The Guardian reports that 13 finalists were chosen among 131 novels for the longlist. Previous winner Salman Rushdie is also on the longlist (Rushdie won in 1981 for Midnight’s Children). Among the other eleven are the American-born Lucy Ellmann (who moved to England as a teenager), English writer Jeanette Winterson, Nigerian author Chigozie Obioma, and Irish author Kevin Barry.

According to the New York Times, “a ferocious nondisclosure agreement” prevented the prize’s judges from revealing any of the plot of The Testaments, but they did say it is “terrifying and exhilarating.”

A note about The Booker Prize:
The Booker is the most prestigious British literary award and comes with a handsome prize of £50,000. The prize was originally known as the Booker–McConnell Prize, when the Booker–McConnell company began sponsoring the prize in 1969. Later it became known as simply the Booker Prize. It was previously awarded to a full-length novel written in English by an author from the Commonwealth of Nations or Ireland. but now can be awarded to any English language novel published in the UK. As of June 1, 2019, the Booker Prize is now sponsored by the Crankstart Foundation of California not the Man Group as it was for the past 18 years (when it was referred to as the Man Booker Prize), and is known again as simply the Booker Prize.

TV rights to The Edible Woman acquired by eOne

Variety is reporting that the rights to Margaret Atwood’s first novel, 1969’s The Edible Woman, have been acquired by Entertainment One. Variety reports that eOne (On the Basis of Sex, Designated Survivor) will hold worldwide rights to the series in addition to producing it. Francine Zuckerman of Z Films and Karen Shaw of Quarterlife Crisis Productions will serve as executive producers.

Tour dates for The Testaments announced

Margaret Atwood’s long-awaited followup to The Handmaid’s Tale, The Testaments, will be released in September, and along with it, Atwood will embark on a reading and speaking tour. We are releasing information on our Twitter page as we learn of individual dates, but all of them can be found on the events page of Atwood’s website, found here. So far, only UK, Ireland, and Canada book tour dates have been officially released (though other Atwood-related events in the United States and elsewhere are frequently announced, and are mentioned on our Twitter feed and Facebook page as we learn about them). We invite you to engage with us on social media, and are happy to re-post Atwood-related news.

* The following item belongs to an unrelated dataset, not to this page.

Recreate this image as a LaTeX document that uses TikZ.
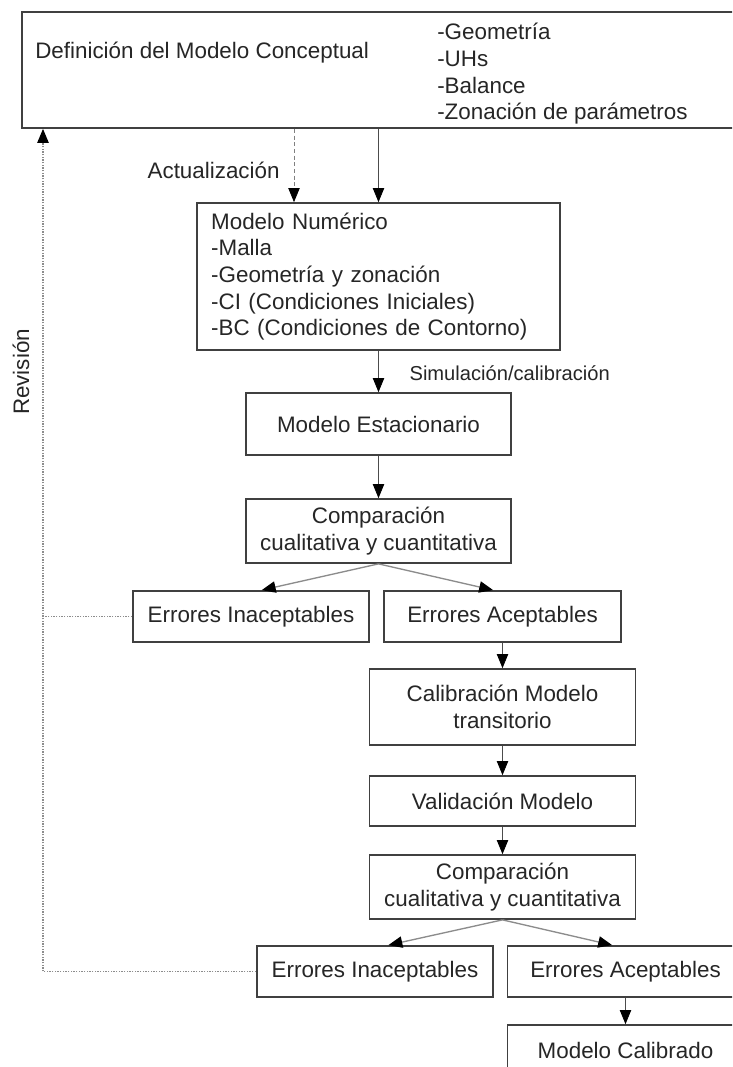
\documentclass[tikz,border=0pt]{standalone}
\usepackage{fontspec}
\setmainfont{Liberation Sans}
\usetikzlibrary{arrows.meta}

\begin{document}
\begin{tikzpicture}[
    x=0.75pt, y=-0.75pt,
    every node/.style={font=\fontsize{16.8}{20}\selectfont, text=black!85}, % text of all nodes
    box/.style={draw=black!75, line width=1.3pt, rectangle, align=center, inner sep=0pt}, % process boxes
    flow/.style={draw=black!70, line width=0.6pt, -{Triangle[length=10.5pt, width=8.5pt, color=black]}}, % main arrows
    split/.style={flow, draw=black!45, line width=1pt}, % arrows to the error boxes
    upd/.style={flow, draw=black!50, densely dashed}, % update arrow
    revline/.style={draw=black!45, line width=1pt, densely dotted} % revision loop
    ]
    \useasboundingbox (0,0) rectangle (732,1067);
    \clip (0,0) rectangle (732,1067);
    \fill[white] (0,0) rectangle (732,1067);

    % boxes
    \node[box, minimum width=553.5pt, minimum height=87pt] (concept) at (391,70) {};
    \node[anchor=west, inner sep=0pt] (concepttitle) at (35,53) {Definición del Modelo Conceptual};
    \node[anchor=west, align=left, inner sep=0pt] (conceptlist) at (437,74)
        {-Geometría\\-UHs\\-Balance\\-Zonación de parámetros};
    \node[box, minimum width=272.25pt, minimum height=110.25pt, text width=251pt, align=left] (num) at (378.5,276.5)
        {Modelo Numérico\\-Malla\\-Geometría y zonación\\-CI (Condiciones Iniciales)\\-BC (Condiciones de Contorno)};
    \node[box, minimum width=198.75pt, minimum height=46.5pt] (est) at (378.5,424) {Modelo Estacionario};
    \node[box, minimum width=198.75pt, minimum height=48pt] (comp1) at (378.5,531) {Comparación\\cualitativa y cuantitativa};
    \node[box, minimum width=177pt, minimum height=38.25pt] (inac1) at (251,616.5) {Errores Inaceptables};
    \node[box, minimum width=177.75pt, minimum height=38.25pt] (acep1) at (502.5,616.5) {Errores Aceptables};
    \node[box, minimum width=199.5pt, minimum height=57pt] (calib) at (502.5,707) {Calibración Modelo\\transitorio};
    \node[box, minimum width=199.5pt, minimum height=37.5pt] (valid) at (502.5,801) {Validación Modelo};
    \node[box, minimum width=199.5pt, minimum height=48pt] (comp2) at (502.5,887) {Comparación\\cualitativa y cuantitativa};
    \node[box, minimum width=177pt, minimum height=38.25pt] (inac2) at (375,971.5) {Errores Inaceptables};
    \node[box, minimum width=177pt, minimum height=38.25pt] (acep2) at (625.5,971.5) {Errores Aceptables};
    \node[box, minimum width=177pt, minimum height=38.25pt] (final) at (625.5,1050.5) {Modelo Calibrado};
    \node[rotate=90, inner sep=0pt] (revlbl) at (21,372) {Revisión};

    % connectors
    \coordinate (updx) at (294,0);
    \coordinate (revx) at (43,0);
    \draw[upd] (updx |- concept.south) -- node[left=10.5pt, inner sep=0pt, pos=0.56] (updlbl) {Actualización} (updx |- num.north);
    \draw[flow] (concept.south -| num.north) -- (num.north);
    \draw[flow] (num) -- node[right=23pt, inner sep=0pt, pos=0.53, font=\fontsize{15.1}{18}\selectfont] (simlbl) {Simulación/calibración} (est);
    \draw[flow] (est) -- (comp1);
    \draw[split] (comp1.south) -- ([xshift=8pt]inac1.north);
    \draw[split] (comp1.south) -- ([xshift=-7pt]acep1.north);
    \draw[flow] (acep1) -- (calib);
    \draw[flow] (calib) -- (valid);
    \draw[flow] (valid) -- (comp2);
    \draw[split] (comp2.south) -- ([xshift=10pt]inac2.north);
    \draw[split] (comp2.south) -- ([xshift=-10pt]acep2.north);
    \draw[flow] (acep2) -- (final);
    \draw[revline] (inac1.west) -- (inac1.west -| revx);
    \draw[revline, -{Triangle[length=10.5pt, width=8.5pt, color=black]}] (inac2.west) -- (inac2.west -| revx) -- (revx |- concept.south);
\end{tikzpicture}
\end{document}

The Guardian chooses Cat’s Eye for April reading group book

The Guardian recently took votes (which we at Atwood Society participating in, nominating Cat’s Eye as a matter of fact) for which Margaret Atwood book should be their reading group’s pick for April. In their announcement, The Guardian explains their choice, “the 1988 novel was shortlisted for the Booker prize and the Canadian Governor General’s award, and was described in the New York Times as ‘the finest addition to the Best Girlfriend genre yet.’”

Though Cat’s Eye is perhaps not as brutal as The Handmaid’s Tale, do not expect a soft book. There is plenty of betrayal and cruelty to go around, but still a lot of humor and beauty as well. This is a novel you won’t soon forget.

VH1 Trailblazer Honors to fete Margaret Atwood

What better way to celebrate International Women’s Day?
VH1 Trailblazer Honors 2019 will honor Margaret Atwood, along with #MeToo founder Tarana Burke, Speaker of the House Nancy Pelosi, and Academy Award nominee Ava DuVernay. *

The special will air on both VH1 and Logo on March 8 at 9:00 p.m. ET/PT.

*Ava DuVernay is no relation to Atwood Society officer Denise Du Vernay.